Wednesday 22 January 2014

Poetry and Philosophy


Siris has an interesting quote from the philosopher John Watson (from The Interpretation of Religious Experience):
watson


The poetic intuitions of Wordsworth and Browning, of Goethe and Schiller, contain larger and deeper truth than is to be found in the systems of contemporary theologians or philosophers; but the reason is, not that imagination comes closer to reality than reflection, but that it naturally outruns its slower-paced sister. Poetry never contains deeper truth than philosophy, except when it embodies intuitions that are afterwards expressed, or may afterwards be expressed, in systematic form. In poetry we have the concrete presentation of ideas in definite pictorial form, but it is only as it exhibits the whole through the parts, the ideal in the sensible, that it can ever be regarded as reaching a higher stage than a philosophy which has lost itself in the parts.

John Watson, The Interpretation of Religious Experience, Part 2,
(It’s available in various eformats on Internet Archive.)
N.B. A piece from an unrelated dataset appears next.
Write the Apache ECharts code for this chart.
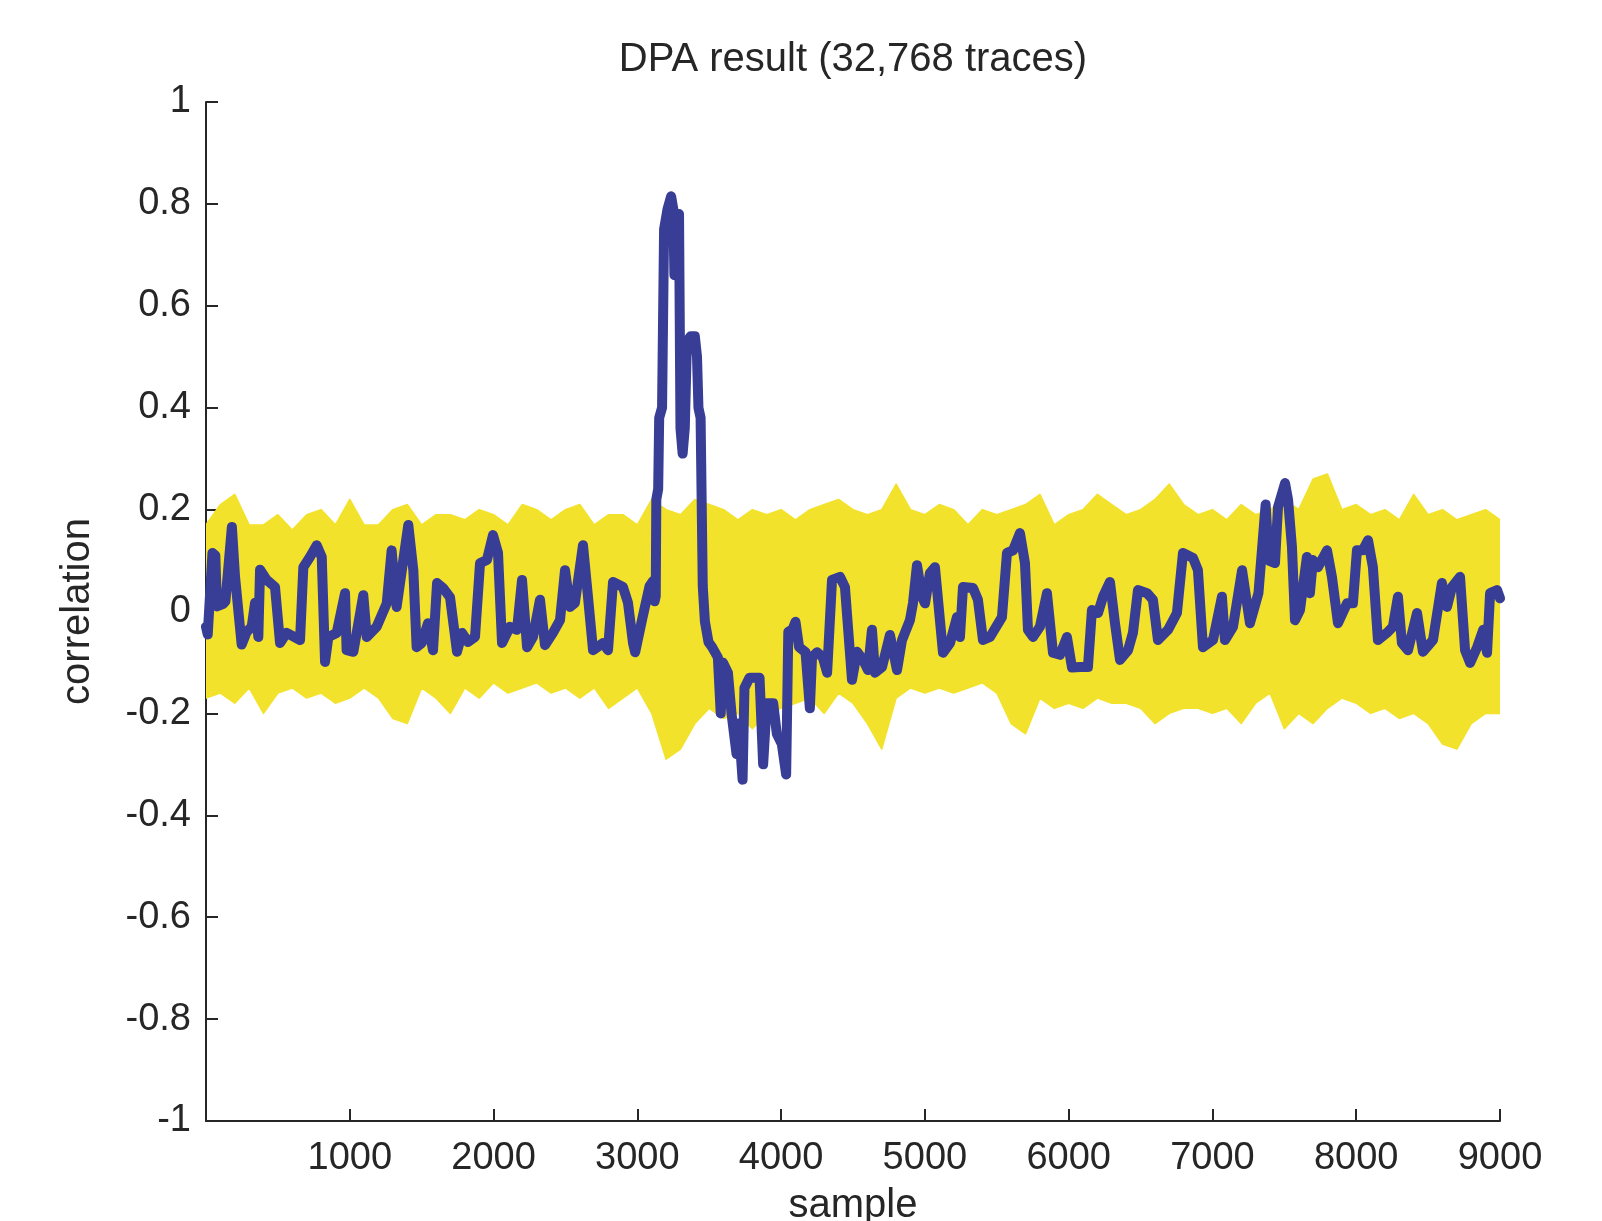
<!DOCTYPE html>
<html lang="en">
<head>
    <meta charset="utf-8">
    <title>DPA result</title>
    <script src="https://cdn.jsdelivr.net/npm/echarts@6/dist/echarts.min.js"></script>
    <style>
        html, body { margin: 0; padding: 0; background: #fff; }
        #chart { width: 1602px; height: 1221px; }
    </style>
</head>
<body>
<div id="chart"></div>
<script>
    // envelope of the yellow (wrong key) traces, read every 100 samples
    var bandSample = [0,100,200,300,400,500,600,700,800,900,1000,1100,1200,1300,1400,1500,1600,1700,1800,1900,
        2000,2100,2200,2300,2400,2500,2600,2700,2800,2900,3000,3100,3200,3300,3400,3500,3600,3700,3800,3900,
        4000,4100,4200,4300,4400,4500,4600,4700,4800,4900,5000,5100,5200,5300,5400,5500,5600,5700,5800,5900,
        6000,6100,6200,6300,6400,6500,6600,6700,6800,6900,7000,7100,7200,7300,7400,7500,7600,7700,7800,7900,
        8000,8100,8200,8300,8400,8500,8600,8700,8800,8900,9000];
    var bandUpper = [0.17,0.21,0.23,0.17,0.17,0.19,0.16,0.19,0.20,0.17,0.22,0.17,0.17,0.20,0.21,0.17,0.19,0.19,0.18,0.20,
        0.19,0.17,0.21,0.20,0.18,0.20,0.21,0.17,0.19,0.19,0.17,0.22,0.20,0.19,0.22,0.21,0.20,0.18,0.20,0.19,
        0.20,0.18,0.20,0.21,0.22,0.20,0.19,0.20,0.25,0.20,0.19,0.21,0.20,0.17,0.20,0.19,0.20,0.21,0.23,0.17,
        0.19,0.20,0.23,0.21,0.19,0.20,0.22,0.25,0.21,0.19,0.20,0.18,0.21,0.19,0.20,0.22,0.20,0.26,0.27,0.20,
        0.21,0.19,0.20,0.18,0.23,0.19,0.20,0.18,0.19,0.20,0.18];
    var bandLower = [-0.17,-0.16,-0.18,-0.15,-0.20,-0.16,-0.15,-0.17,-0.16,-0.18,-0.17,-0.15,-0.17,-0.21,-0.22,-0.15,-0.17,-0.20,-0.15,-0.17,
        -0.14,-0.16,-0.15,-0.14,-0.16,-0.15,-0.17,-0.15,-0.19,-0.17,-0.15,-0.20,-0.29,-0.27,-0.22,-0.19,-0.21,-0.20,-0.23,-0.20,
        -0.19,-0.18,-0.17,-0.20,-0.16,-0.18,-0.22,-0.27,-0.17,-0.15,-0.16,-0.15,-0.16,-0.15,-0.14,-0.16,-0.22,-0.24,-0.17,-0.19,
        -0.18,-0.19,-0.17,-0.18,-0.18,-0.19,-0.22,-0.20,-0.19,-0.19,-0.20,-0.19,-0.22,-0.18,-0.16,-0.23,-0.20,-0.22,-0.19,-0.17,
        -0.18,-0.20,-0.19,-0.21,-0.20,-0.22,-0.26,-0.27,-0.22,-0.20,-0.20];

    // correct key guess (blue)
    var keySample = [0,12,45,65,76,120,135,180,202,248,283,318,341,364,376,422,480,515,561,654,677,723,770,805,828,851,909,967,978,
        1025,1094,1118,1187,1257,1291,1326,1407,1442,1465,1500,1544,1579,1607,1649,1697,1746,1781,1822,1871,1906,1954,1996,
        2031,2059,2114,2163,2198,2233,2274,2323,2358,2413,2462,2497,2532,2566,2622,2657,2692,2761,2796,2831,2900,2935,2970,2985,
        3032,3085,3110,3120,3128,3132,3145,3152,3172,3186,3210,3235,3250,3258,3270,3290,3300,3315,3330,3345,3370,3400,3415,3425,
        3440,3455,3470,3495,3520,3560,3580,3595,3630,3655,3690,3705,3732,3745,3780,3850,3875,3900,3945,3970,4005,4035,4050,4080,
        4100,4125,4170,4200,4215,4250,4290,4320,4354,4410,4444,4493,4528,4570,4604,4632,4653,4702,4757,4806,4841,4896,4917,4945,
        4980,5001,5035,5070,5126,5175,5223,5244,5265,5335,5369,5404,5453,5536,5571,5613,5661,5696,5717,5752,5800,5849,5891,5940,
        5988,6023,6079,6134,6162,6204,6239,6287,6322,6357,6413,6447,6482,6545,6586,6621,6691,6753,6795,6865,6899,6934,7004,7066,
        7087,7143,7206,7261,7320,7370,7392,7435,7456,7505,7526,7553,7574,7609,7657,7678,7699,7734,7797,7831,7873,7936,7977,8005,
        8046,8082,8116,8151,8213,8255,8290,8318,8360,8423,8464,8534,8596,8631,8666,8722,8757,8792,8841,8883,8910,8931,8980,9000];
    var keyCorr = [-0.03,-0.045,0.115,0.11,0.01,0.015,0.02,0.166,0.068,-0.065,-0.04,-0.03,0.017,-0.05,0.082,0.062,0.048,-0.062,-0.042,-0.056,0.087,0.107,0.13,0.107,-0.099,-0.05,-0.042,0.036,-0.076,
        -0.079,0.032,-0.05,-0.03,0.016,0.12,0.009,0.17,0.081,-0.07,-0.062,-0.023,-0.076,0.056,0.046,0.028,-0.079,-0.042,-0.06,-0.05,0.095,0.101,0.15,
        0.115,-0.062,-0.03,-0.036,0.062,-0.07,-0.05,0.023,-0.066,-0.042,-0.017,0.081,0.009,0.017,0.13,0.028,-0.076,-0.062,-0.076,0.058,0.048,0.017,-0.062,-0.08,
        -0.017,0.05,0.06,0.02,0.03,0.22,0.24,0.38,0.4,0.75,0.79,0.815,0.79,0.66,0.78,0.78,0.36,0.31,0.36,0.53,0.54,0.54,0.5,0.4,
        0.38,0.05,-0.02,-0.06,-0.07,-0.09,-0.2,-0.1,-0.12,-0.2,-0.28,-0.22,-0.33,-0.15,-0.13,-0.13,-0.3,-0.18,-0.18,-0.24,-0.26,-0.32,-0.04,-0.035,
        -0.02,-0.07,-0.08,-0.19,-0.09,-0.08,-0.09,-0.12,0.062,0.068,0.048,-0.134,-0.079,-0.095,-0.115,-0.036,-0.12,-0.109,-0.046,-0.115,-0.056,-0.017,0.016,0.091,
        0.029,0.016,0.075,0.087,-0.081,-0.062,-0.011,-0.05,0.048,0.046,0.023,-0.056,-0.05,-0.011,0.115,0.12,0.154,0.095,-0.036,-0.05,-0.03,0.036,-0.081,-0.085,
        -0.05,-0.11,-0.109,-0.109,0.003,-0.003,0.029,0.058,-0.023,-0.095,-0.076,-0.042,0.042,0.036,0.023,-0.056,-0.036,-0.003,0.115,0.105,0.081,-0.07,-0.056,0.029,
        -0.056,-0.03,0.081,-0.023,0.036,0.21,0.1,0.095,0.205,0.252,0.219,0.127,-0.017,0.003,0.107,0.036,0.101,0.087,0.12,0.068,-0.023,0.016,0.016,0.12,
        0.12,0.14,0.087,-0.056,-0.042,-0.03,0.029,-0.062,-0.076,-0.003,-0.079,-0.056,0.056,0.009,0.048,0.068,-0.076,-0.101,-0.07,-0.036,-0.081,0.036,0.042,0.026];

    var xTicks = [1000, 2000, 3000, 4000, 5000, 6000, 7000, 8000, 9000];

    var font = 'Liberation Sans, Arial, Helvetica, sans-serif';
    var ink = '#262626';
    var yellow = '#f3e22c';
    var blue = '#383d96';

    var keyData = keySample.map(function (s, i) { return [s, keyCorr[i]]; });

    // yellow band: polygon upper edge forward, lower edge back
    function renderBand(params, api) {
        var pts = [];
        for (var i = 0; i < bandSample.length; i++) {
            pts.push(api.coord([bandSample[i], bandUpper[i]]));
        }
        for (var j = bandSample.length - 1; j >= 0; j--) {
            pts.push(api.coord([bandSample[j], bandLower[j]]));
        }
        return {
            type: 'polygon',
            shape: { points: pts },
            style: { fill: yellow, stroke: yellow, lineWidth: 1.5, lineJoin: 'round' }
        };
    }

    var chart = echarts.init(document.getElementById('chart'));
    chart.setOption({
        animation: false,
        title: {
            text: 'DPA result (32,768 traces)',
            left: 853,
            top: 40,
            padding: 0,
            textAlign: 'center',
            textStyle: { fontFamily: font, fontSize: 40, fontWeight: 'normal', color: ink }
        },
        grid: { left: 206, right: 102, top: 102, bottom: 100, outerBoundsMode: 'none' },
        xAxis: {
            type: 'value',
            min: 0,
            max: 9000,
            interval: 1000,
            name: 'sample',
            nameLocation: 'middle',
            nameGap: 65,
            nameTextStyle: { fontFamily: font, fontSize: 40, color: ink },
            axisLine: { onZero: false, lineStyle: { color: ink, width: 2 } },
            axisTick: { inside: true, length: 12, lineStyle: { color: ink, width: 2 } },
            axisLabel: {
                margin: 19,
                fontFamily: font, fontSize: 38, color: ink,
                formatter: function (v) { return xTicks.indexOf(v) >= 0 ? String(v) : ''; }
            },
            splitLine: { show: false }
        },
        yAxis: {
            type: 'value',
            min: -1,
            max: 1,
            interval: 0.2,
            name: 'correlation',
            nameLocation: 'middle',
            nameRotate: 90,
            nameGap: 108,
            nameTextStyle: { fontFamily: font, fontSize: 40, color: ink },
            axisLine: { show: true, onZero: false, lineStyle: { color: ink, width: 2 } },
            axisTick: { show: true, inside: true, length: 12, lineStyle: { color: ink, width: 2 } },
            axisLabel: {
                margin: 15,
                fontFamily: font, fontSize: 38, color: ink,
                formatter: function (v) { return String(Math.round(v * 10) / 10); }
            },
            splitLine: { show: false }
        },
        series: [
            {
                name: 'wrong keys',
                type: 'custom',
                renderItem: renderBand,
                data: [[0, 0]],
                clip: true,
                z: 1
            },
            {
                name: 'correct key',
                type: 'line',
                data: keyData,
                showSymbol: false,
                lineStyle: { color: blue, width: 10, join: 'round', cap: 'round' },
                z: 3
            }
        ]
    });
</script>
</body>
</html>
It is a fact that early philosophy was often written in verse then considered to be the most suitable vehicle for wisdom combining compression and memorability in a way which would enter deep into the mind. The etymology of ‘poetry’ as given by C.T. Onions is from the Greek ‘poein’ to make, to create and is related to the Sanskrit ‘cinoti, edyate - to heap up, construct. One thinks of the ajativada (unmade) theory of the cosmos espoused by the grandguru of Sankaracarya, Gaudapada. Sankaracarya’s Upadesa Sahasri (Thousand Teachings) is mostly written in verse. So with poetry we make a world or what amounts to the same thing make our souls. Socarates in the few days grace given to him before his execution on account of a festival took to writing poetry.

Philosophy in prose form too makes a world, offers a vision. We give it a temporary licence.